Scalable-Manufactured Superhydrophobic Multilayer Nanocomposite Coating with Mechanochemical Robustness and High-Temperature Endurance

Artificial superhydrophobic coatings with mechanical stability, chemical stability, and strong adhesion have been achieved separately. However, a simultaneous demonstration of these features along with stability to high-temperature exposure is challenging. Herein, inspired by the micro/nanoscale hierarchical superhydrophobic surfaces of solid cactus plants, we propose a novel plasma-enhanced high temperature liquid-phase-assisted oxidation and crosslinking (PHLOC) in-situ co-growth strategy to design superhydrophobic nanocomposite coatings on metals based on organic–inorganic multilayer structures in which PTFE nanoparticles cross-linked to form a compact top layer with hierarchical surface textures on a ceramic skeleton with a papilla array, integrating multiple robust wettability characteristics with mechanochemical strength to isolate the underlying materials from the external environment. Remarkably, the superhydrophobic coating exhibits strong mechanical robustness undergoing the 120th linear abrasion or 40th rotary abrasion cycle and can be applied on large area and arbitrary shapes of metal substrates.
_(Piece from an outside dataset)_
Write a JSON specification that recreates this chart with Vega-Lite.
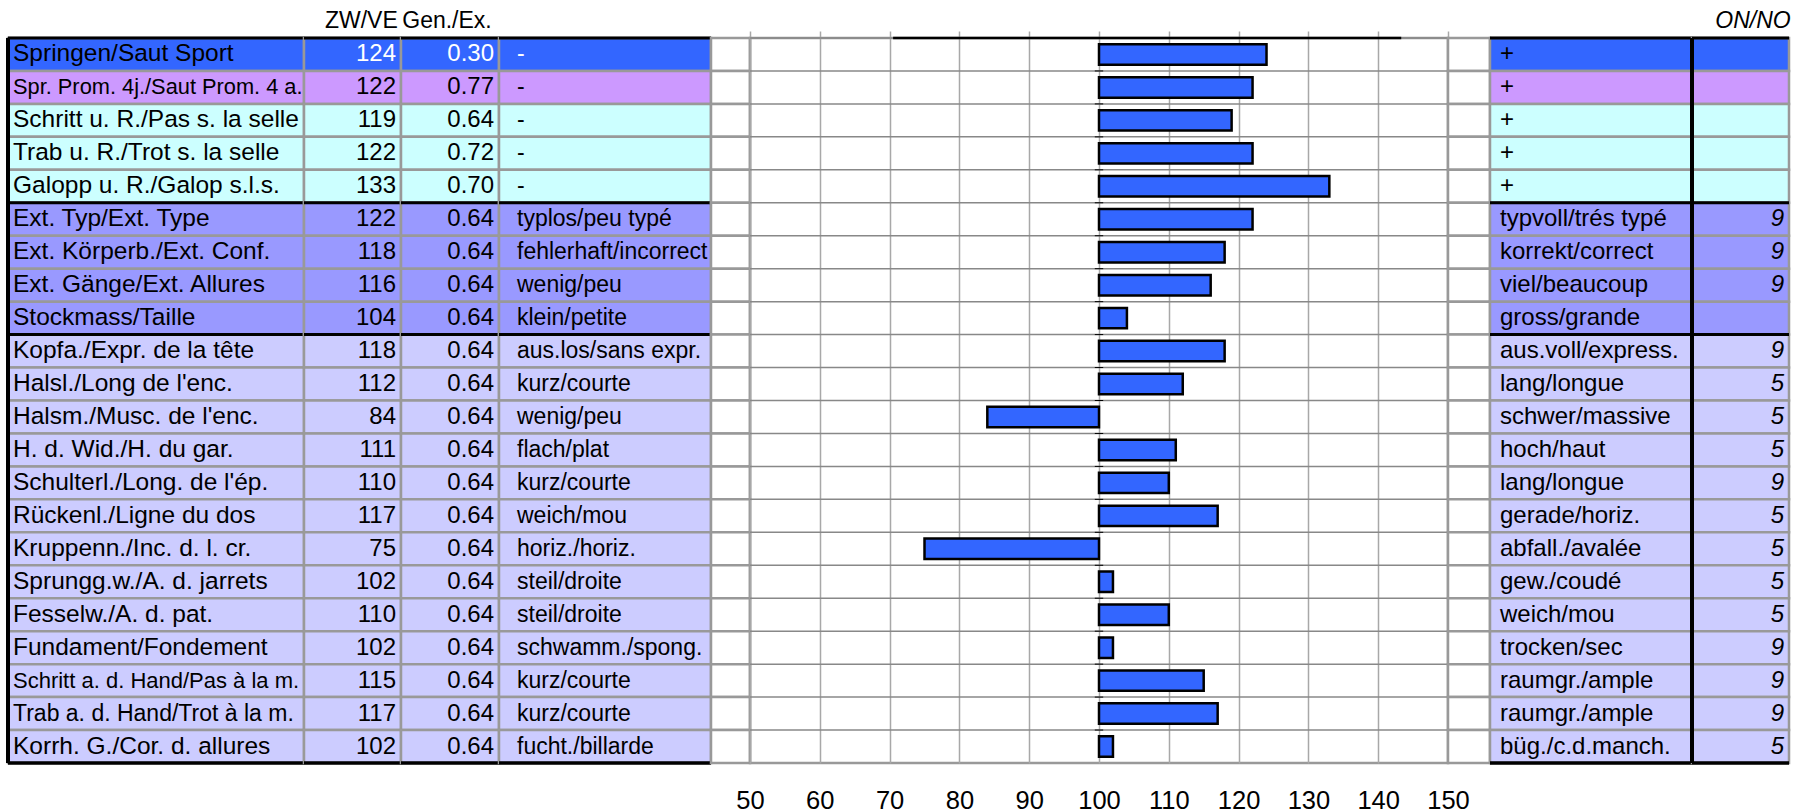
{
  "$schema": "https://vega.github.io/schema/vega-lite/v6.json",
  "padding": {"left": 6, "top": 10, "right": 0, "bottom": 0},
  "background": "white",
  "data": {"values": [
    {"i": 1, "name": "Springen/Saut Sport", "zw": 124, "gen": 0.30, "lo": "-", "hi": "+", "on": "", "g": "a"},
    {"i": 2, "name": "Spr. Prom. 4j./Saut Prom. 4 a.", "zw": 122, "gen": 0.77, "lo": "-", "hi": "+", "on": "", "g": "b"},
    {"i": 3, "name": "Schritt u. R./Pas s. la selle", "zw": 119, "gen": 0.64, "lo": "-", "hi": "+", "on": "", "g": "c"},
    {"i": 4, "name": "Trab u. R./Trot s. la selle", "zw": 122, "gen": 0.72, "lo": "-", "hi": "+", "on": "", "g": "c"},
    {"i": 5, "name": "Galopp u. R./Galop s.l.s.", "zw": 133, "gen": 0.70, "lo": "-", "hi": "+", "on": "", "g": "c"},
    {"i": 6, "name": "Ext. Typ/Ext. Type", "zw": 122, "gen": 0.64, "lo": "typlos/peu typé", "hi": "typvoll/trés typé", "on": "9", "g": "d"},
    {"i": 7, "name": "Ext. Körperb./Ext. Conf.", "zw": 118, "gen": 0.64, "lo": "fehlerhaft/incorrect", "hi": "korrekt/correct", "on": "9", "g": "d"},
    {"i": 8, "name": "Ext. Gänge/Ext. Allures", "zw": 116, "gen": 0.64, "lo": "wenig/peu", "hi": "viel/beaucoup", "on": "9", "g": "d"},
    {"i": 9, "name": "Stockmass/Taille", "zw": 104, "gen": 0.64, "lo": "klein/petite", "hi": "gross/grande", "on": "", "g": "d"},
    {"i": 10, "name": "Kopfa./Expr. de la tête", "zw": 118, "gen": 0.64, "lo": "aus.los/sans expr.", "hi": "aus.voll/express.", "on": "9", "g": "e"},
    {"i": 11, "name": "Halsl./Long de l'enc.", "zw": 112, "gen": 0.64, "lo": "kurz/courte", "hi": "lang/longue", "on": "5", "g": "e"},
    {"i": 12, "name": "Halsm./Musc. de l'enc.", "zw": 84, "gen": 0.64, "lo": "wenig/peu", "hi": "schwer/massive", "on": "5", "g": "e"},
    {"i": 13, "name": "H. d. Wid./H. du gar.", "zw": 111, "gen": 0.64, "lo": "flach/plat", "hi": "hoch/haut", "on": "5", "g": "e"},
    {"i": 14, "name": "Schulterl./Long. de l'ép.", "zw": 110, "gen": 0.64, "lo": "kurz/courte", "hi": "lang/longue", "on": "9", "g": "e"},
    {"i": 15, "name": "Rückenl./Ligne du dos", "zw": 117, "gen": 0.64, "lo": "weich/mou", "hi": "gerade/horiz.", "on": "5", "g": "e"},
    {"i": 16, "name": "Kruppenn./Inc. d. l. cr.", "zw": 75, "gen": 0.64, "lo": "horiz./horiz.", "hi": "abfall./avalée", "on": "5", "g": "e"},
    {"i": 17, "name": "Sprungg.w./A. d. jarrets", "zw": 102, "gen": 0.64, "lo": "steil/droite", "hi": "gew./coudé", "on": "5", "g": "e"},
    {"i": 18, "name": "Fesselw./A. d. pat.", "zw": 110, "gen": 0.64, "lo": "steil/droite", "hi": "weich/mou", "on": "5", "g": "e"},
    {"i": 19, "name": "Fundament/Fondement", "zw": 102, "gen": 0.64, "lo": "schwamm./spong.", "hi": "trocken/sec", "on": "9", "g": "e"},
    {"i": 20, "name": "Schritt a. d. Hand/Pas à la m.", "zw": 115, "gen": 0.64, "lo": "kurz/courte", "hi": "raumgr./ample", "on": "9", "g": "e"},
    {"i": 21, "name": "Trab a. d. Hand/Trot à la m.", "zw": 117, "gen": 0.64, "lo": "kurz/courte", "hi": "raumgr./ample", "on": "9", "g": "e"},
    {"i": 22, "name": "Korrh. G./Cor. d. allures", "zw": 102, "gen": 0.64, "lo": "fucht./billarde", "hi": "büg./c.d.manch.", "on": "5", "g": "e"}
  ]},
  "bounds": "flush",
  "spacing": 0,
  "hconcat": [
    {
      "width": 296, "height": 725,
      "layer": [
        {"mark": {"type": "rect", "stroke": "#999999", "strokeWidth": 2.5},
         "encoding": {"y": {"field": "i", "type": "ordinal", "axis": null, "scale": {"paddingInner": 0, "paddingOuter": 0}},
                      "color": {"field": "g", "type": "nominal", "legend": null, "scale": {"domain": ["a", "b", "c", "d", "e"], "range": ["#3366FF", "#CC99FF", "#CCFFFF", "#9999FF", "#CCCCFF"]}}}},
        {"mark": {"type": "text", "align": "left"},
         "encoding": {"y": {"field": "i", "type": "ordinal", "axis": null}, "x": {"value": 5}, "text": {"field": "name"},
                      "size": {"condition": [{"test": "datum.i==2", "value": 21.8}, {"test": "datum.i==20", "value": 22}, {"test": "datum.i==21", "value": 23}], "value": 24.5}}},
        {"transform": [{"filter": "datum.i==1||datum.i==6||datum.i==10"}],
         "mark": {"type": "rule", "stroke": "black", "strokeWidth": 3},
         "encoding": {"y": {"field": "i", "type": "ordinal", "axis": null, "bandPosition": 0}}},
        {"transform": [{"filter": "datum.i==22"}],
         "mark": {"type": "rule", "stroke": "black", "strokeWidth": 3.5},
         "encoding": {"y": {"field": "i", "type": "ordinal", "axis": null, "bandPosition": 1}}},
        {"mark": {"type": "rule", "stroke": "black", "strokeWidth": 3}, "encoding": {"x": {"value": 0}}}
      ]
    },
    {
      "width": 97, "height": 725,
      "title": {"text": "ZW/VE", "anchor": "end", "dx": -5},
      "layer": [
        {"mark": {"type": "rect", "stroke": "#999999", "strokeWidth": 2.5},
         "encoding": {"y": {"field": "i", "type": "ordinal", "axis": null, "scale": {"paddingInner": 0, "paddingOuter": 0}},
                      "color": {"field": "g", "type": "nominal", "legend": null, "scale": {"domain": ["a", "b", "c", "d", "e"], "range": ["#3366FF", "#CC99FF", "#CCFFFF", "#9999FF", "#CCCCFF"]}}}},
        {"mark": {"type": "text", "align": "right"},
         "encoding": {"y": {"field": "i", "type": "ordinal", "axis": null}, "x": {"value": 92}, "text": {"field": "zw"},
                      "color": {"condition": {"test": "datum.i==1", "value": "white"}, "value": "black"}}},
        {"transform": [{"filter": "datum.i==1||datum.i==6||datum.i==10"}],
         "mark": {"type": "rule", "stroke": "black", "strokeWidth": 3},
         "encoding": {"y": {"field": "i", "type": "ordinal", "axis": null, "bandPosition": 0}}},
        {"transform": [{"filter": "datum.i==22"}],
         "mark": {"type": "rule", "stroke": "black", "strokeWidth": 3.5},
         "encoding": {"y": {"field": "i", "type": "ordinal", "axis": null, "bandPosition": 1}}}
      ]
    },
    {
      "width": 98, "height": 725,
      "title": {"text": "Gen./Ex.", "anchor": "start", "dx": 3},
      "layer": [
        {"mark": {"type": "rect", "stroke": "#999999", "strokeWidth": 2.5},
         "encoding": {"y": {"field": "i", "type": "ordinal", "axis": null, "scale": {"paddingInner": 0, "paddingOuter": 0}},
                      "color": {"field": "g", "type": "nominal", "legend": null, "scale": {"domain": ["a", "b", "c", "d", "e"], "range": ["#3366FF", "#CC99FF", "#CCFFFF", "#9999FF", "#CCCCFF"]}}}},
        {"mark": {"type": "text", "align": "right"},
         "encoding": {"y": {"field": "i", "type": "ordinal", "axis": null}, "x": {"value": 93}, "text": {"field": "gen", "format": ".2f"},
                      "color": {"condition": {"test": "datum.i==1", "value": "white"}, "value": "black"}}},
        {"transform": [{"filter": "datum.i==1||datum.i==6||datum.i==10"}],
         "mark": {"type": "rule", "stroke": "black", "strokeWidth": 3},
         "encoding": {"y": {"field": "i", "type": "ordinal", "axis": null, "bandPosition": 0}}},
        {"transform": [{"filter": "datum.i==22"}],
         "mark": {"type": "rule", "stroke": "black", "strokeWidth": 3.5},
         "encoding": {"y": {"field": "i", "type": "ordinal", "axis": null, "bandPosition": 1}}}
      ]
    },
    {
      "width": 212, "height": 725,
      "layer": [
        {"mark": {"type": "rect", "stroke": "#999999", "strokeWidth": 2.5},
         "encoding": {"y": {"field": "i", "type": "ordinal", "axis": null, "scale": {"paddingInner": 0, "paddingOuter": 0}},
                      "color": {"field": "g", "type": "nominal", "legend": null, "scale": {"domain": ["a", "b", "c", "d", "e"], "range": ["#3366FF", "#CC99FF", "#CCFFFF", "#9999FF", "#CCCCFF"]}}}},
        {"mark": {"type": "text", "align": "left", "fontSize": 23},
         "encoding": {"y": {"field": "i", "type": "ordinal", "axis": null}, "x": {"value": 18}, "text": {"field": "lo"},
                      "color": {"condition": {"test": "datum.i==1", "value": "white"}, "value": "black"}}},
        {"transform": [{"filter": "datum.i==1||datum.i==6||datum.i==10"}],
         "mark": {"type": "rule", "stroke": "black", "strokeWidth": 3},
         "encoding": {"y": {"field": "i", "type": "ordinal", "axis": null, "bandPosition": 0}}},
        {"transform": [{"filter": "datum.i==22"}],
         "mark": {"type": "rule", "stroke": "black", "strokeWidth": 3.5},
         "encoding": {"y": {"field": "i", "type": "ordinal", "axis": null, "bandPosition": 1}}}
      ]
    },
    {
      "width": 39, "height": 725,
      "mark": {"type": "rect", "fill": "white", "stroke": "#999999", "strokeWidth": 2.5},
      "encoding": {"y": {"field": "i", "type": "ordinal", "axis": null, "scale": {"paddingInner": 0, "paddingOuter": 0}}}
    },
    {
      "width": 698, "height": 725,
      "view": {"stroke": "#999999", "strokeWidth": 2.5},
      "resolve": {"axis": {"x": "independent"}},
      "layer": [
        {"mark": {"type": "rule", "stroke": "#888888", "strokeWidth": 1.5},
         "encoding": {"y": {"field": "i", "type": "ordinal", "axis": null, "bandPosition": 0, "scale": {"paddingInner": 0, "paddingOuter": 0}}}},
        {"mark": {"type": "bar", "fill": "#3366FF", "stroke": "black", "strokeWidth": 2.5, "height": {"band": 0.62}},
         "encoding": {
           "y": {"field": "i", "type": "ordinal", "axis": null},
           "x": {"field": "zw", "type": "quantitative", "scale": {"domain": [50, 150], "nice": false, "zero": false},
                 "axis": {"orient": "bottom", "values": [50, 60, 70, 80, 90, 100, 110, 120, 130, 140, 150], "grid": true, "gridColor": "#a8a8a8", "gridWidth": 1.5, "domain": false, "ticks": false, "labelFontSize": 25.5, "labelPadding": 25, "labelColor": "black", "labelFlush": false, "labelOverlap": false, "title": null, "labelFont": "Liberation Sans, Arial, sans-serif"}},
           "x2": {"datum": 100}
         }},
        {"mark": {"type": "rule", "stroke": "black", "strokeWidth": 1},
         "encoding": {"y": {"field": "i", "type": "ordinal", "axis": null, "bandPosition": 0}, "x": {"datum": 99.4, "axis": null}, "x2": {"datum": 100.6}}},
        {"transform": [{"filter": "datum.i==1"}],
         "mark": {"type": "rule", "stroke": "black", "strokeWidth": 2.5},
         "encoding": {"y": {"field": "i", "type": "ordinal", "axis": null, "bandPosition": 0},
                      "x": {"datum": 70.5, "axis": {"orient": "top", "values": [50, 60, 70, 80, 90, 100, 110, 120, 130, 140, 150], "labels": false, "domain": false, "ticks": true, "tickSize": 7, "tickColor": "#a8a8a8", "tickWidth": 1.5, "grid": false, "title": null}},
                      "x2": {"datum": 143.3}}}
      ]
    },
    {
      "width": 42, "height": 725,
      "mark": {"type": "rect", "fill": "white", "stroke": "#999999", "strokeWidth": 2.5},
      "encoding": {"y": {"field": "i", "type": "ordinal", "axis": null, "scale": {"paddingInner": 0, "paddingOuter": 0}}}
    },
    {
      "width": 202, "height": 725,
      "layer": [
        {"mark": {"type": "rect", "stroke": "#999999", "strokeWidth": 2.5},
         "encoding": {"y": {"field": "i", "type": "ordinal", "axis": null, "scale": {"paddingInner": 0, "paddingOuter": 0}},
                      "color": {"field": "g", "type": "nominal", "legend": null, "scale": {"domain": ["a", "b", "c", "d", "e"], "range": ["#3366FF", "#CC99FF", "#CCFFFF", "#9999FF", "#CCCCFF"]}}}},
        {"mark": {"type": "text", "align": "left"},
         "encoding": {"y": {"field": "i", "type": "ordinal", "axis": null}, "x": {"value": 10}, "text": {"field": "hi"}}},
        {"transform": [{"filter": "datum.i==1||datum.i==6||datum.i==10"}],
         "mark": {"type": "rule", "stroke": "black", "strokeWidth": 3},
         "encoding": {"y": {"field": "i", "type": "ordinal", "axis": null, "bandPosition": 0}}},
        {"transform": [{"filter": "datum.i==22"}],
         "mark": {"type": "rule", "stroke": "black", "strokeWidth": 3.5},
         "encoding": {"y": {"field": "i", "type": "ordinal", "axis": null, "bandPosition": 1}}}
      ]
    },
    {
      "width": 97, "height": 725,
      "title": {"text": "ON/NO", "anchor": "end", "fontStyle": "italic"},
      "layer": [
        {"mark": {"type": "rect", "stroke": "#999999", "strokeWidth": 2.5},
         "encoding": {"y": {"field": "i", "type": "ordinal", "axis": null, "scale": {"paddingInner": 0, "paddingOuter": 0}},
                      "color": {"field": "g", "type": "nominal", "legend": null, "scale": {"domain": ["a", "b", "c", "d", "e"], "range": ["#3366FF", "#CC99FF", "#CCFFFF", "#9999FF", "#CCCCFF"]}}}},
        {"mark": {"type": "text", "align": "right", "fontStyle": "italic"},
         "encoding": {"y": {"field": "i", "type": "ordinal", "axis": null}, "x": {"value": 92}, "text": {"field": "on"}}},
        {"transform": [{"filter": "datum.i==1||datum.i==6||datum.i==10"}],
         "mark": {"type": "rule", "stroke": "black", "strokeWidth": 3},
         "encoding": {"y": {"field": "i", "type": "ordinal", "axis": null, "bandPosition": 0}}},
        {"transform": [{"filter": "datum.i==22"}],
         "mark": {"type": "rule", "stroke": "black", "strokeWidth": 3.5},
         "encoding": {"y": {"field": "i", "type": "ordinal", "axis": null, "bandPosition": 1}}},
        {"mark": {"type": "rule", "stroke": "black", "strokeWidth": 3}, "encoding": {"x": {"value": 0}}}
      ]
    }
  ],
  "resolve": {"scale": {"color": "independent", "size": "independent"}},
  "config": {
    "view": {"stroke": null},
    "text": {"font": "Liberation Sans, Arial, sans-serif", "fontSize": 24, "color": "black"},
    "title": {"font": "Liberation Sans, Arial, sans-serif", "fontSize": 23, "fontWeight": "normal", "color": "black", "offset": 3.5}
  }
}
Moreover, the samples sustain exposure to highly corrosive media, namely, aqua regia, sodium hydroxide solutions, and simulated seawater solution, to reflect long-term chemical robustness. More importantly, the multilayer coating demonstrates excellent high-temperature endurance, thermal cycling stability of 500 °C, and thermal repairability of superhydrophobicity. With multifaceted robustness and scalability, the superhydrophobic multilayer coating should find potential usage in the field of high-tech equipment with severe alternating or impact loads, high-temperature service, and chemical corrosion.